▶ [REQUIRED TASK]:
Retype only the lines running from the beginning of the entries below to the line with "0, 0.10, 0, 0, 0.26, 0]", both included. Do not include pictures.

▶ [AVAILABLE DATA]:
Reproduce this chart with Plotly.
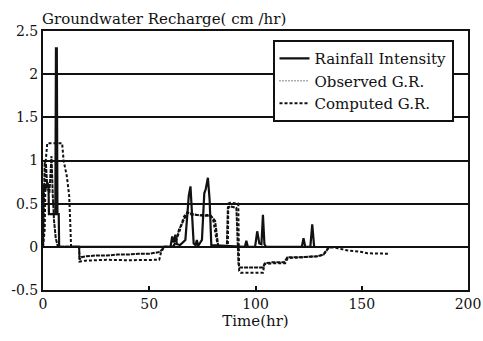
import plotly.graph_objects as go

# Rainfall intensity hyetograph (cm/hr)
rain_t = [0, 0.2, 1.0, 2.0, 2.6, 2.8, 5.8, 6.1, 6.5, 6.8, 7.4, 7.6,
          60.0, 60.8, 61.5, 62.3, 63.0, 64.5, 67.0, 68.6, 69.4, 70.1, 70.9,
          71.8, 72.4, 73.0, 74.8, 75.9, 76.6, 77.6, 78.4, 79.2,
          95.0, 95.7, 96.4, 99.8, 100.8, 101.8, 102.8, 103.5, 104.2, 105.0,
          121.8, 122.6, 123.4, 125.8, 126.7, 127.6]
rain_v = [0, 0.72, 0.65, 0.75, 0.70, 0.38, 0.38, 2.30, 2.30, 0.38, 0.38, 0,
          0, 0.12, 0.05, 0.14, 0.03, 0.02, 0.08, 0.59, 0.70, 0.35, 0.04,
          0.02, 0.08, 0.01, 0.08, 0.62, 0.67, 0.80, 0.55, 0.02,
          0, 0.07, 0, 0, 0.18, 0.04, 0.03, 0.37, 0.03, 0,
          0, 0.10, 0, 0, 0.26, 0]

# Observed groundwater recharge (cm/hr)
obs_t = [0, 0.4, 0.8, 1.4, 2.0, 3.0, 3.6, 4.0, 4.6, 5.2, 6.0, 7.0,
         17.0, 17.2, 18.0, 20.0, 25.0, 30.0, 35.0, 40.0, 45.0, 50.0, 55.0, 57.0,
         61.0, 62.5, 64.0, 66.0, 68.0, 70.0, 75.0, 79.0, 81.0, 82.5,
         86.5, 87.0, 88.0, 91.0, 91.8, 92.0, 92.5, 103.5,
         104.5, 108.0, 113.5, 115.0, 122.0, 129.0, 132.0, 134.5, 137.0]
obs_v = [0, 0.50, 1.00, 0.95, 0.70, 0.62, 0.90, 1.05, 0.60, 0.30, 0.10, 0,
         0, -0.15, -0.12, -0.11, -0.10, -0.10, -0.09, -0.09, -0.08, -0.08, -0.06, 0,
         0, 0.05, 0.20, 0.30, 0.40, 0.38, 0.36, 0.36, 0.30, 0,
         0, 0.45, 0.47, 0.45, 0, -0.20, -0.24, -0.24,
         -0.19, -0.18, -0.18, -0.12, -0.12, -0.11, -0.09, -0.01, 0]

# Computed groundwater recharge (cm/hr)
comp_t = [0, 0.8, 1.3, 2.0, 9.0, 9.7, 11.2, 12.3, 12.8, 13.2,
          17.0, 17.2, 20.0, 30.0, 40.0, 50.0, 54.7, 55.5, 57.0,
          61.5, 62.4, 64.5, 66.3, 68.0, 70.1, 78.4, 80.2, 81.5, 82.6,
          87.0, 87.2, 88.0, 91.9, 92.1, 92.3, 93.0, 103.5,
          104.2, 108.0, 114.0, 115.2, 122.0, 129.0, 132.0, 134.5,
          138.4, 143.0, 150.0, 152.6, 163.0]
comp_v = [0, 0.20, 1.00, 1.20, 1.20, 1.00, 0.82, 0.60, 0.30, 0,
          0, -0.17, -0.16, -0.15, -0.155, -0.15, -0.15, -0.07, 0,
          0, 0.06, 0.20, 0.35, 0.40, 0.37, 0.37, 0.30, 0.10, 0,
          0, 0.50, 0.51, 0.50, 0, -0.28, -0.30, -0.30,
          -0.20, -0.19, -0.19, -0.13, -0.12, -0.11, -0.09, 0,
          -0.015, -0.04, -0.06, -0.075, -0.08]

# Axis ticks
x_ticks = [0, 50, 100, 150, 200]
y_ticks = [-0.5, 0, 0.5, 1, 1.5, 2, 2.5]
y_tick_text = ["-0.5", "0", "0.5", "1", "1.5", "2", "2.5"]

FONT = "DejaVu Serif"
INK = "#111111"

fig = go.Figure()

fig.add_trace(go.Scatter(
    x=rain_t, y=rain_v, mode="lines", name="Rainfall Intensity",
    line=dict(color=INK, width=2.2)))

fig.add_trace(go.Scatter(
    x=obs_t, y=obs_v, mode="lines", name="Observed G.R.", showlegend=False,
    line=dict(color=INK, width=2, dash="4px,1px")))
# legend key for the observed series (fine dotted)
fig.add_trace(go.Scatter(
    x=[None], y=[None], mode="lines", name="Observed G.R.",
    line=dict(color=INK, width=1, dash="1px,2px")))

fig.add_trace(go.Scatter(
    x=comp_t, y=comp_v, mode="lines", name="Computed G.R.",
    line=dict(color=INK, width=2, dash="3px,2px")))

fig.add_annotation(
    text="Groundwater Recharge( cm /hr)", xref="paper", yref="paper",
    x=-0.006, y=1, xanchor="left", yanchor="bottom", yshift=1,
    showarrow=False, font=dict(family=FONT, size=15, color=INK))

fig.update_layout(
    width=483, height=341,
    margin=dict(l=43, r=15, t=31, b=51),
    paper_bgcolor="white", plot_bgcolor="white",
    font=dict(family=FONT, size=15, color=INK),
    showlegend=True,
    legend=dict(x=0.54, y=0.965, xanchor="left", yanchor="top",
                bgcolor="white", bordercolor=INK, borderwidth=2,
                font=dict(family=FONT, size=15, color=INK),
                itemwidth=30, tracegroupgap=0),
)

fig.update_xaxes(
    range=[0, 200], tickvals=x_ticks, showgrid=False, zeroline=False,
    showline=True, mirror=True, linecolor=INK, linewidth=2,
    ticks="inside", ticklen=4, tickcolor=INK, tickwidth=1.5,
    ticklabeloverflow="allow",
    title=dict(text="Time(hr)", standoff=4, font=dict(family=FONT, size=15)),
    tickfont=dict(family=FONT, size=14), automargin=False)

fig.update_yaxes(
    range=[-0.5, 2.5], tickvals=y_ticks, ticktext=y_tick_text,
    showgrid=True, gridcolor=INK, gridwidth=1.5,
    zeroline=True, zerolinecolor=INK, zerolinewidth=2,
    showline=True, mirror=True, linecolor=INK, linewidth=2,
    ticks="", tickfont=dict(family=FONT, size=14), automargin=False)

fig.write_html("out.html")
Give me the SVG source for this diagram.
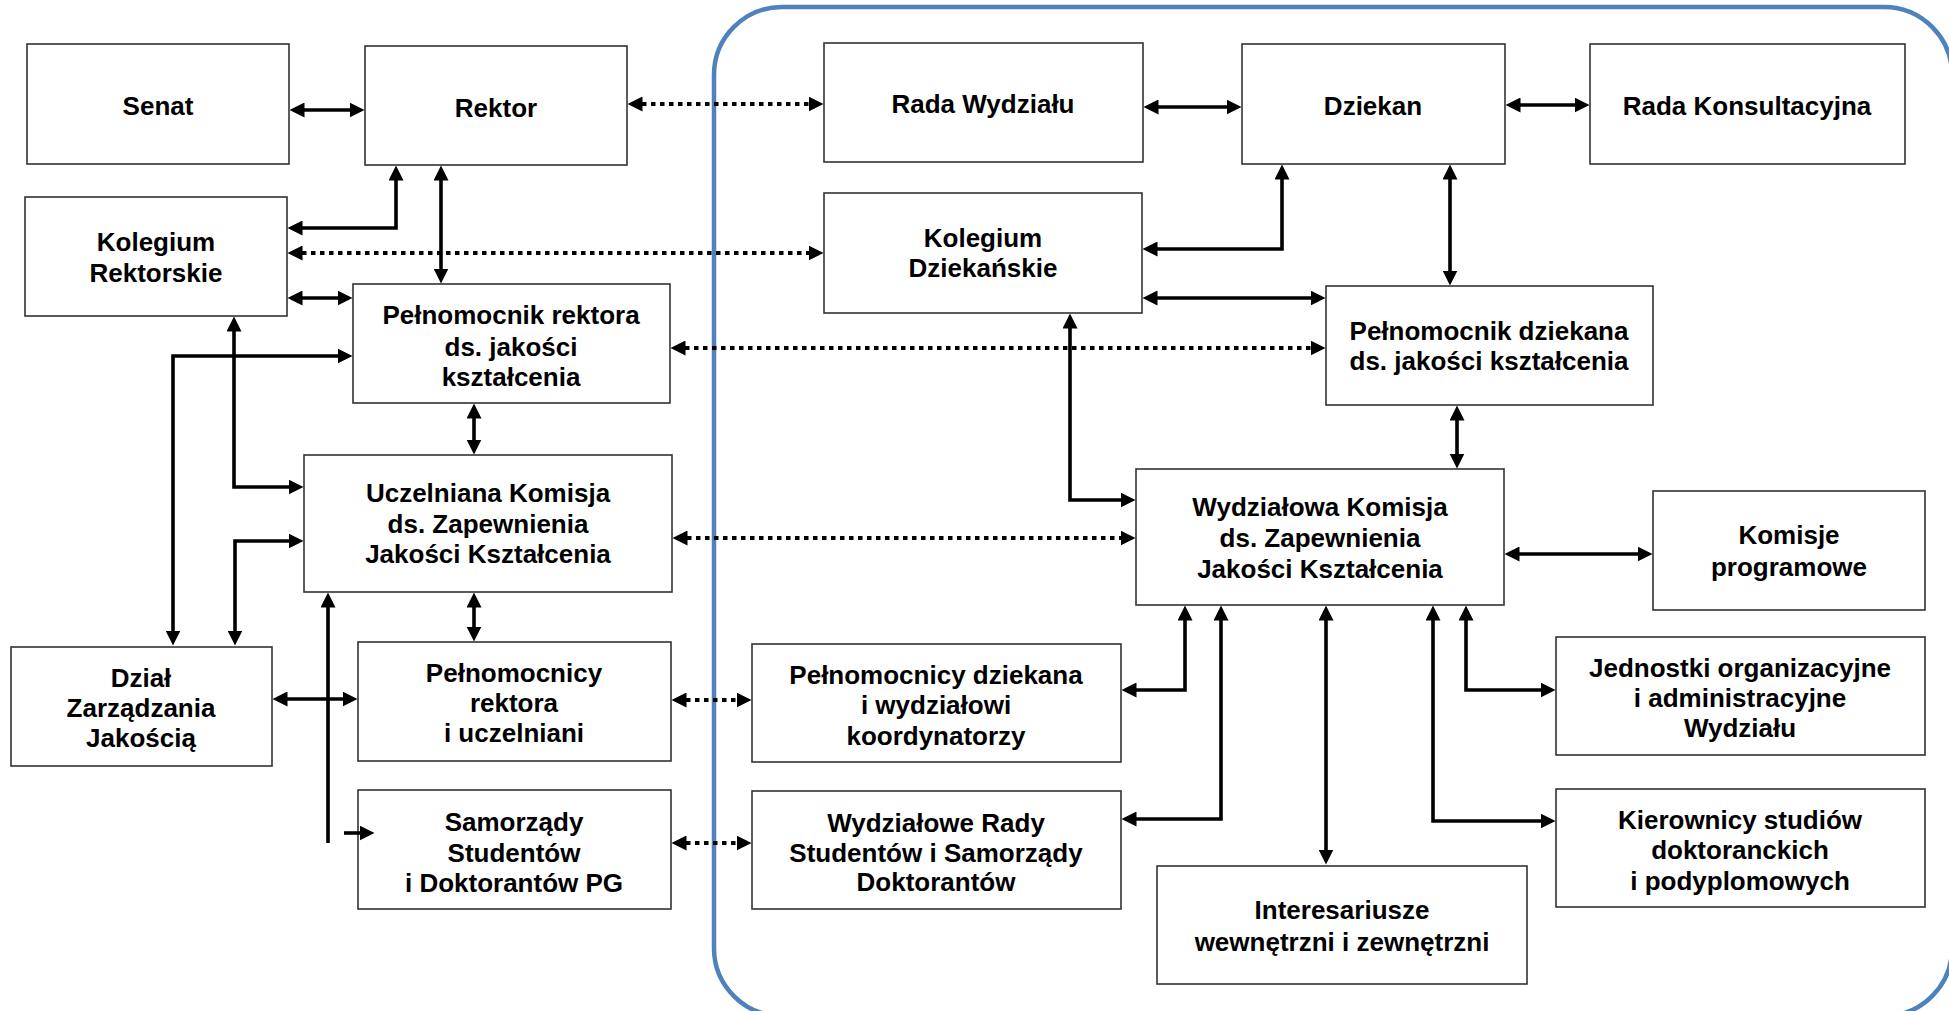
<svg xmlns="http://www.w3.org/2000/svg" width="1949" height="1011" viewBox="0 0 1949 1011">
<style>
  .box{fill:#fff;stroke:#333;stroke-width:1.6}
  .t{font-family:"Liberation Sans",Arial,sans-serif;font-weight:bold;font-size:26px;fill:#000;text-anchor:middle}
  .c{fill:none;stroke:#000;stroke-width:3.6;stroke-linejoin:miter}
  .b{marker-start:url(#ah);marker-end:url(#ah)}
  .e{marker-end:url(#ah)}
  .d{fill:none;stroke:#000;stroke-width:4;stroke-dasharray:4.5 4.5;marker-start:url(#ah);marker-end:url(#ah)}
  .frame{fill:none;stroke:#4f81bd;stroke-width:4.5}
</style>
<defs>
  <marker id="ah" markerUnits="userSpaceOnUse" markerWidth="15" markerHeight="15" viewBox="0 0 15 15" refX="0.5" refY="7.5" orient="auto-start-reverse">
    <path d="M0,0 L15,7.5 L0,15 z" fill="#000"/>
  </marker>
</defs>
<rect width="1949" height="1011" fill="#fff"/>
<rect class="frame" x="714" y="7" width="1238" height="1009" rx="68" ry="68"/>

<g id="senat"><rect class="box" x="27" y="44" width="262" height="120"/><text class="t" x="158" y="115">Senat</text></g>
<g id="rektor"><rect class="box" x="365" y="46" width="262" height="119"/><text class="t" x="496" y="117">Rektor</text></g>
<g id="kolegium-rektorskie"><rect class="box" x="25" y="197" width="262" height="119"/><text class="t" x="156" y="251">Kolegium</text><text class="t" x="156" y="282">Rektorskie</text></g>
<g id="pelnomocnik-rektora"><rect class="box" x="353" y="284" width="317" height="119"/><text class="t" x="511" y="324">Pełnomocnik rektora</text><text class="t" x="511" y="356">ds. jakości</text><text class="t" x="511" y="386">kształcenia</text></g>
<g id="uczelniana-komisja"><rect class="box" x="304" y="455" width="368" height="137"/><text class="t" x="488" y="502">Uczelniana Komisja</text><text class="t" x="488" y="533">ds. Zapewnienia</text><text class="t" x="488" y="563">Jakości Kształcenia</text></g>
<g id="dzial-zarzadzania"><rect class="box" x="11" y="647" width="261" height="119"/><text class="t" x="141" y="687">Dział</text><text class="t" x="141" y="717">Zarządzania</text><text class="t" x="141" y="747">Jakością</text></g>
<g id="pelnomocnicy-rektora"><rect class="box" x="358" y="642" width="313" height="119"/><text class="t" x="514" y="682">Pełnomocnicy</text><text class="t" x="514" y="712">rektora</text><text class="t" x="514" y="742">i uczelniani</text></g>
<g id="samorzady"><rect class="box" x="358" y="790" width="313" height="119"/><text class="t" x="514" y="831">Samorządy</text><text class="t" x="514" y="862">Studentów</text><text class="t" x="514" y="892">i Doktorantów PG</text></g>
<g id="rada-wydzialu"><rect class="box" x="824" y="43" width="319" height="119"/><text class="t" x="983" y="113">Rada Wydziału</text></g>
<g id="dziekan"><rect class="box" x="1242" y="44" width="263" height="120"/><text class="t" x="1373" y="115">Dziekan</text></g>
<g id="rada-konsultacyjna"><rect class="box" x="1590" y="44" width="315" height="120"/><text class="t" x="1747" y="115">Rada Konsultacyjna</text></g>
<g id="kolegium-dziekanskie"><rect class="box" x="824" y="193" width="318" height="120"/><text class="t" x="983" y="247">Kolegium</text><text class="t" x="983" y="277">Dziekańskie</text></g>
<g id="pelnomocnik-dziekana"><rect class="box" x="1326" y="286" width="327" height="119"/><text class="t" x="1489" y="340">Pełnomocnik dziekana</text><text class="t" x="1489" y="370">ds. jakości kształcenia</text></g>
<g id="wydzialowa-komisja"><rect class="box" x="1136" y="469" width="368" height="136"/><text class="t" x="1320" y="516">Wydziałowa Komisja</text><text class="t" x="1320" y="547">ds. Zapewnienia</text><text class="t" x="1320" y="578">Jakości Kształcenia</text></g>
<g id="komisje-programowe"><rect class="box" x="1653" y="491" width="272" height="119"/><text class="t" x="1789" y="544">Komisje</text><text class="t" x="1789" y="576">programowe</text></g>
<g id="jednostki"><rect class="box" x="1556" y="637" width="369" height="118"/><text class="t" x="1740" y="677">Jednostki organizacyjne</text><text class="t" x="1740" y="707">i administracyjne</text><text class="t" x="1740" y="737">Wydziału</text></g>
<g id="kierownicy"><rect class="box" x="1556" y="789" width="369" height="118"/><text class="t" x="1740" y="829">Kierownicy studiów</text><text class="t" x="1740" y="859">doktoranckich</text><text class="t" x="1740" y="890">i podyplomowych</text></g>
<g id="pelnomocnicy-dziekana"><rect class="box" x="752" y="644" width="369" height="118"/><text class="t" x="936" y="684">Pełnomocnicy dziekana</text><text class="t" x="936" y="714">i wydziałowi</text><text class="t" x="936" y="745">koordynatorzy</text></g>
<g id="wydzialowe-rady"><rect class="box" x="752" y="791" width="369" height="118"/><text class="t" x="936" y="832">Wydziałowe Rady</text><text class="t" x="936" y="862">Studentów i Samorządy</text><text class="t" x="936" y="891">Doktorantów</text></g>
<g id="interesariusze"><rect class="box" x="1157" y="866" width="370" height="118"/><text class="t" x="1342" y="919">Interesariusze</text><text class="t" x="1342" y="951">wewnętrzni i zewnętrzni</text></g>

<g id="connectors">
  <path class="c b" d="M304 110 H350"/>
  <path class="d" d="M642 104 H809"/>
  <path class="c b" d="M302 228 H396 V180"/>
  <path class="d" d="M302 253 H809"/>
  <path class="c b" d="M441 180 V269"/>
  <path class="c b" d="M302 298 H338"/>
  <path class="d" d="M685 348 H1311"/>
  <path class="c b" d="M173 631 V356 H338"/>
  <path class="c b" d="M234 331 V487 H289"/>
  <path class="c b" d="M235 631 V541 H289"/>
  <path class="c b" d="M474 418 V440"/>
  <path class="d" d="M687 538 H1121"/>
  <path class="c b" d="M474 607 V627"/>
  <path class="c e" d="M328 843 V607"/>
  <path class="c e" d="M344 833 H360"/>
  <path class="c b" d="M287 699 H343"/>
  <path class="d" d="M686 700 H737"/>
  <path class="d" d="M686 843 H737"/>
  <path class="c b" d="M1158 107 H1227"/>
  <path class="c b" d="M1520 105 H1575"/>
  <path class="c b" d="M1157 249 H1282 V179"/>
  <path class="c b" d="M1157 298 H1311"/>
  <path class="c b" d="M1450 179 V271"/>
  <path class="c b" d="M1457 420 V454"/>
  <path class="c b" d="M1070 328 V500 H1121"/>
  <path class="c b" d="M1519 554 H1638"/>
  <path class="c b" d="M1185 620 V690 H1136"/>
  <path class="c b" d="M1221 620 V819 H1136"/>
  <path class="c b" d="M1326 620 V850"/>
  <path class="c b" d="M1466 620 V690 H1541"/>
  <path class="c b" d="M1433 620 V821 H1541"/>
</g>
</svg>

▶ [FINISHED ANSWER]:
Reproduce this chart with Plotly.
import plotly.graph_objects as go

# Rainfall intensity hyetograph (cm/hr)
rain_t = [0, 0.2, 1.0, 2.0, 2.6, 2.8, 5.8, 6.1, 6.5, 6.8, 7.4, 7.6,
          60.0, 60.8, 61.5, 62.3, 63.0, 64.5, 67.0, 68.6, 69.4, 70.1, 70.9,
          71.8, 72.4, 73.0, 74.8, 75.9, 76.6, 77.6, 78.4, 79.2,
          95.0, 95.7, 96.4, 99.8, 100.8, 101.8, 102.8, 103.5, 104.2, 105.0,
          121.8, 122.6, 123.4, 125.8, 126.7, 127.6]
rain_v = [0, 0.72, 0.65, 0.75, 0.70, 0.38, 0.38, 2.30, 2.30, 0.38, 0.38, 0,
          0, 0.12, 0.05, 0.14, 0.03, 0.02, 0.08, 0.59, 0.70, 0.35, 0.04,
          0.02, 0.08, 0.01, 0.08, 0.62, 0.67, 0.80, 0.55, 0.02,
          0, 0.07, 0, 0, 0.18, 0.04, 0.03, 0.37, 0.03, 0,
          0, 0.10, 0, 0, 0.26, 0]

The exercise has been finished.